Required work:
Set down each line of the material that follows, exactly, with no pictures.

## Begin Recorded data

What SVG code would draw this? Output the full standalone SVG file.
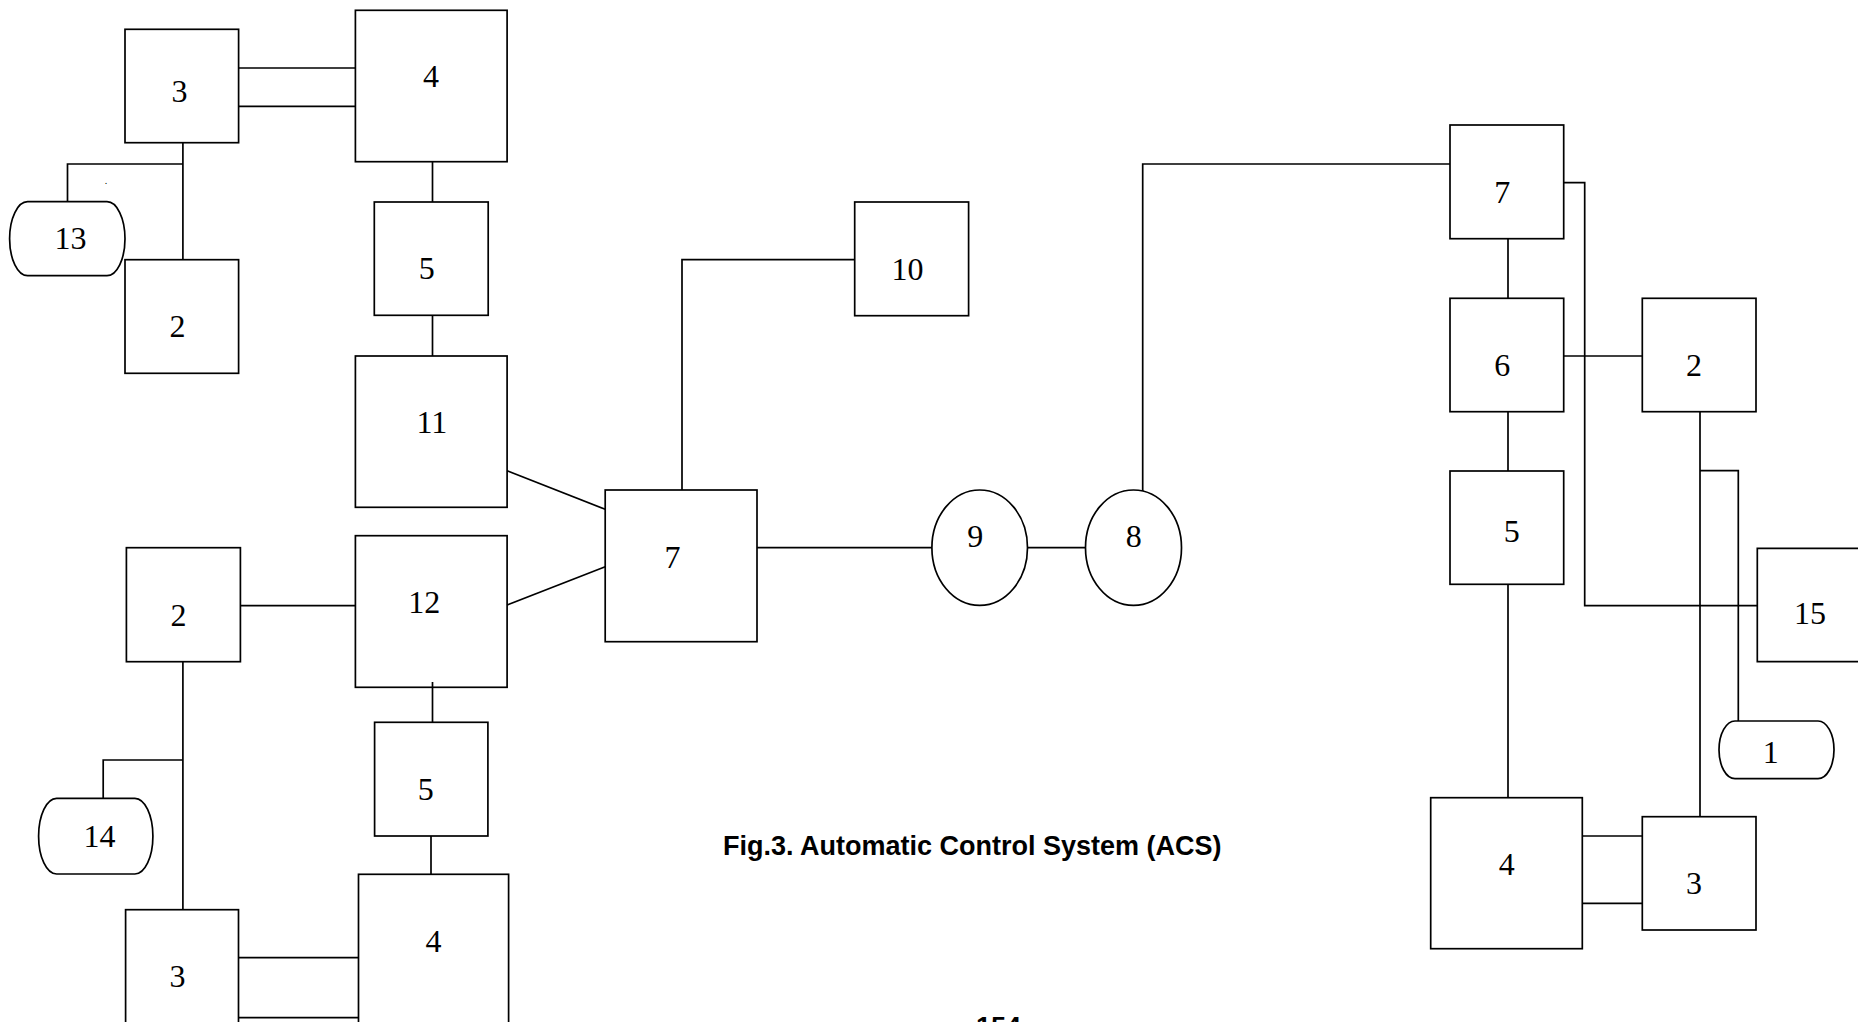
<svg xmlns="http://www.w3.org/2000/svg" width="1858" height="1022" viewBox="0 0 1858 1022">
<style>
.n{fill:none;stroke:#000;stroke-width:1.7}
.c{fill:none;stroke:#000;stroke-width:1.7}
.t{font-family:"Liberation Serif","Times New Roman",serif;font-size:32px;fill:#000;text-anchor:middle}
.cap{font-family:"Liberation Sans",Arial,sans-serif;font-weight:bold;font-size:27px;fill:#000}
</style>
<rect width="1858" height="1022" fill="#fff"/>
<g id="connectors">
<path class="c" d="M238.6,68H355.4M238.6,106.3H355.4"/>
<path class="c" d="M182.9,142.7V259.7"/>
<path class="c" d="M182.9,164H67.5V201.7"/>
<path class="c" d="M432.5,161.7V202"/>
<path class="c" d="M432.5,315.3V356"/>
<path class="c" d="M507.1,470.7L605.2,509.3"/>
<path class="c" d="M507.1,605L605.2,566.7"/>
<path class="c" d="M240.4,605.7H355.4"/>
<path class="c" d="M182.9,661.7V909.7"/>
<path class="c" d="M182.9,760H103.2V798.3"/>
<path class="c" d="M432.5,682V722.3"/>
<path class="c" d="M431,836V874.3"/>
<path class="c" d="M238.5,957.7H358.5M238.5,1017.7H358.5"/>
<path class="c" d="M682,490V259.7H854.7"/>
<path class="c" d="M757,547.7H932"/>
<path class="c" d="M1027.5,547.7H1085.5"/>
<path class="c" d="M1142.7,491V164H1450"/>
<path class="c" d="M1563.7,182.7H1584.7V605.7H1757.3"/>
<path class="c" d="M1508,238.7V298.3"/>
<path class="c" d="M1563.7,356H1642.3"/>
<path class="c" d="M1508,411.7V471"/>
<path class="c" d="M1508,584.3V797.7"/>
<path class="c" d="M1582.3,836H1642.3M1582.3,903.3H1642.3"/>
<path class="c" d="M1700,411.7V816.7" stroke-width="2.2"/>
<path class="c" d="M1700,470.7H1738.3V721"/>
</g>
<g id="n3a"><rect class="n" x="125" y="29.3" width="113.6" height="113.4"/><text class="t" x="179.6" y="101.7">3</text></g>
<g id="n4a"><rect class="n" x="355.4" y="10.3" width="151.7" height="151.4"/><text class="t" x="431" y="87.3">4</text></g>
<g id="n13"><rect class="n" x="9.6" y="201.7" width="115.4" height="74" rx="18" ry="37"/><text class="t" x="70.4" y="249.3">13</text></g>
<g id="dot"><text x="106" y="184" font-family="Liberation Serif,serif" font-size="10" text-anchor="middle">.</text></g>
<g id="n2a"><rect class="n" x="125" y="259.7" width="113.6" height="113.6"/><text class="t" x="177.5" y="337.3">2</text></g>
<g id="n5a"><rect class="n" x="374.3" y="202" width="113.9" height="113.3"/><text class="t" x="426.8" y="279.3">5</text></g>
<g id="n11"><rect class="n" x="355.4" y="356" width="151.7" height="151.3"/><text class="t" x="431.8" y="433.3">11</text></g>
<g id="n12"><rect class="n" x="355.4" y="535.7" width="151.7" height="151.6"/><text class="t" x="424.3" y="613.3">12</text></g>
<g id="n2b"><rect class="n" x="126.4" y="547.7" width="114" height="114"/><text class="t" x="178.6" y="625.7">2</text></g>
<g id="n14"><rect class="n" x="38.6" y="798.3" width="114.3" height="75.7" rx="18" ry="37.8"/><text class="t" x="99.6" y="846.7">14</text></g>
<g id="n5b"><rect class="n" x="374.6" y="722.3" width="113.3" height="113.7"/><text class="t" x="425.8" y="800">5</text></g>
<g id="n4b"><rect class="n" x="358.5" y="874.3" width="150.1" height="170"/><text class="t" x="433.5" y="951.7">4</text></g>
<g id="n3b"><rect class="n" x="125.6" y="909.7" width="112.9" height="140"/><text class="t" x="177.5" y="986.7">3</text></g>
<g id="n7a"><rect class="n" x="605.2" y="490" width="151.8" height="151.7"/><text class="t" x="672.6" y="567.7">7</text></g>
<g id="n10"><rect class="n" x="854.7" y="202" width="113.9" height="113.7"/><text class="t" x="907.4" y="280">10</text></g>
<g id="n9"><ellipse class="n" cx="979.7" cy="547.7" rx="47.8" ry="57.7"/><text class="t" x="975.3" y="546.7">9</text></g>
<g id="n8"><ellipse class="n" cx="1133.5" cy="547.7" rx="48" ry="57.7"/><text class="t" x="1133.8" y="546.7">8</text></g>
<g id="n7b"><rect class="n" x="1450" y="125" width="113.7" height="113.7"/><text class="t" x="1502.3" y="202.7">7</text></g>
<g id="n6"><rect class="n" x="1450" y="298.3" width="113.7" height="113.4"/><text class="t" x="1502.3" y="376">6</text></g>
<g id="n2c"><rect class="n" x="1642.3" y="298.3" width="113.7" height="113.4"/><text class="t" x="1694" y="376">2</text></g>
<g id="n5c"><rect class="n" x="1450" y="471" width="113.7" height="113.3"/><text class="t" x="1511.7" y="541.7">5</text></g>
<g id="n15"><path class="n" d="M1870,548.3H1757.3V661.7H1870"/><text class="t" x="1810" y="624">15</text></g>
<g id="n1"><rect class="n" x="1719" y="721" width="115" height="57.7" rx="16" ry="28.8"/><text class="t" x="1770.7" y="762.7" font-size="26">1</text></g>
<g id="n4c"><rect class="n" x="1430.7" y="797.7" width="151.6" height="151"/><text class="t" x="1506.7" y="875">4</text></g>
<g id="n3c"><rect class="n" x="1642.3" y="816.7" width="113.7" height="113.3"/><text class="t" x="1694" y="894">3</text></g>
<g id="caption"><text class="cap" x="723" y="855">Fig.3. Automatic Control System (ACS)</text></g>
<g id="page"><text class="cap" x="976" y="1036">154</text></g>
</svg>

## End Recorded data

Solved problem:
What SVG code would draw this? Output the full standalone SVG file.
<svg xmlns="http://www.w3.org/2000/svg" width="1858" height="1022" viewBox="0 0 1858 1022">
<style>
.n{fill:none;stroke:#000;stroke-width:1.7}
.c{fill:none;stroke:#000;stroke-width:1.7}
.t{font-family:"Liberation Serif","Times New Roman",serif;font-size:32px;fill:#000;text-anchor:middle}
.cap{font-family:"Liberation Sans",Arial,sans-serif;font-weight:bold;font-size:27px;fill:#000}
</style>
<rect width="1858" height="1022" fill="#fff"/>
<g id="connectors">
<path class="c" d="M238.6,68H355.4M238.6,106.3H355.4"/>
<path class="c" d="M182.9,142.7V259.7"/>
<path class="c" d="M182.9,164H67.5V201.7"/>
<path class="c" d="M432.5,161.7V202"/>
<path class="c" d="M432.5,315.3V356"/>
<path class="c" d="M507.1,470.7L605.2,509.3"/>
<path class="c" d="M507.1,605L605.2,566.7"/>
<path class="c" d="M240.4,605.7H355.4"/>
<path class="c" d="M182.9,661.7V909.7"/>
<path class="c" d="M182.9,760H103.2V798.3"/>
<path class="c" d="M432.5,682V722.3"/>
<path class="c" d="M431,836V874.3"/>
<path class="c" d="M238.5,957.7H358.5M238.5,1017.7H358.5"/>
<path class="c" d="M682,490V259.7H854.7"/>
<path class="c" d="M757,547.7H932"/>
<path class="c" d="M1027.5,547.7H1085.5"/>
<path class="c" d="M1142.7,491V164H1450"/>
<path class="c" d="M1563.7,182.7H1584.7V605.7H1757.3"/>
<path class="c" d="M1508,238.7V298.3"/>
<path class="c" d="M1563.7,356H1642.3"/>
<path class="c" d="M1508,411.7V471"/>
<path class="c" d="M1508,584.3V797.7"/>
<path class="c" d="M1582.3,836H1642.3M1582.3,903.3H1642.3"/>
<path class="c" d="M1700,411.7V816.7" stroke-width="2.2"/>
<path class="c" d="M1700,470.7H1738.3V721"/>
</g>
<g id="n3a"><rect class="n" x="125" y="29.3" width="113.6" height="113.4"/><text class="t" x="179.6" y="101.7">3</text></g>
<g id="n4a"><rect class="n" x="355.4" y="10.3" width="151.7" height="151.4"/><text class="t" x="431" y="87.3">4</text></g>
<g id="n13"><rect class="n" x="9.6" y="201.7" width="115.4" height="74" rx="18" ry="37"/><text class="t" x="70.4" y="249.3">13</text></g>
<g id="dot"><text x="106" y="184" font-family="Liberation Serif,serif" font-size="10" text-anchor="middle">.</text></g>
<g id="n2a"><rect class="n" x="125" y="259.7" width="113.6" height="113.6"/><text class="t" x="177.5" y="337.3">2</text></g>
<g id="n5a"><rect class="n" x="374.3" y="202" width="113.9" height="113.3"/><text class="t" x="426.8" y="279.3">5</text></g>
<g id="n11"><rect class="n" x="355.4" y="356" width="151.7" height="151.3"/><text class="t" x="431.8" y="433.3">11</text></g>
<g id="n12"><rect class="n" x="355.4" y="535.7" width="151.7" height="151.6"/><text class="t" x="424.3" y="613.3">12</text></g>
<g id="n2b"><rect class="n" x="126.4" y="547.7" width="114" height="114"/><text class="t" x="178.6" y="625.7">2</text></g>
<g id="n14"><rect class="n" x="38.6" y="798.3" width="114.3" height="75.7" rx="18" ry="37.8"/><text class="t" x="99.6" y="846.7">14</text></g>
<g id="n5b"><rect class="n" x="374.6" y="722.3" width="113.3" height="113.7"/><text class="t" x="425.8" y="800">5</text></g>
<g id="n4b"><rect class="n" x="358.5" y="874.3" width="150.1" height="170"/><text class="t" x="433.5" y="951.7">4</text></g>
<g id="n3b"><rect class="n" x="125.6" y="909.7" width="112.9" height="140"/><text class="t" x="177.5" y="986.7">3</text></g>
<g id="n7a"><rect class="n" x="605.2" y="490" width="151.8" height="151.7"/><text class="t" x="672.6" y="567.7">7</text></g>
<g id="n10"><rect class="n" x="854.7" y="202" width="113.9" height="113.7"/><text class="t" x="907.4" y="280">10</text></g>
<g id="n9"><ellipse class="n" cx="979.7" cy="547.7" rx="47.8" ry="57.7"/><text class="t" x="975.3" y="546.7">9</text></g>
<g id="n8"><ellipse class="n" cx="1133.5" cy="547.7" rx="48" ry="57.7"/><text class="t" x="1133.8" y="546.7">8</text></g>
<g id="n7b"><rect class="n" x="1450" y="125" width="113.7" height="113.7"/><text class="t" x="1502.3" y="202.7">7</text></g>
<g id="n6"><rect class="n" x="1450" y="298.3" width="113.7" height="113.4"/><text class="t" x="1502.3" y="376">6</text></g>
<g id="n2c"><rect class="n" x="1642.3" y="298.3" width="113.7" height="113.4"/><text class="t" x="1694" y="376">2</text></g>
<g id="n5c"><rect class="n" x="1450" y="471" width="113.7" height="113.3"/><text class="t" x="1511.7" y="541.7">5</text></g>
<g id="n15"><path class="n" d="M1870,548.3H1757.3V661.7H1870"/><text class="t" x="1810" y="624">15</text></g>
<g id="n1"><rect class="n" x="1719" y="721" width="115" height="57.7" rx="16" ry="28.8"/><text class="t" x="1770.7" y="762.7" font-size="26">1</text></g>
<g id="n4c"><rect class="n" x="1430.7" y="797.7" width="151.6" height="151"/><text class="t" x="1506.7" y="875">4</text></g>
<g id="n3c"><rect class="n" x="1642.3" y="816.7" width="113.7" height="113.3"/><text class="t" x="1694" y="894">3</text></g>
<g id="caption"><text class="cap" x="723" y="855">Fig.3. Automatic Control System (ACS)</text></g>
<g id="page"><text class="cap" x="976" y="1036">154</text></g>
</svg>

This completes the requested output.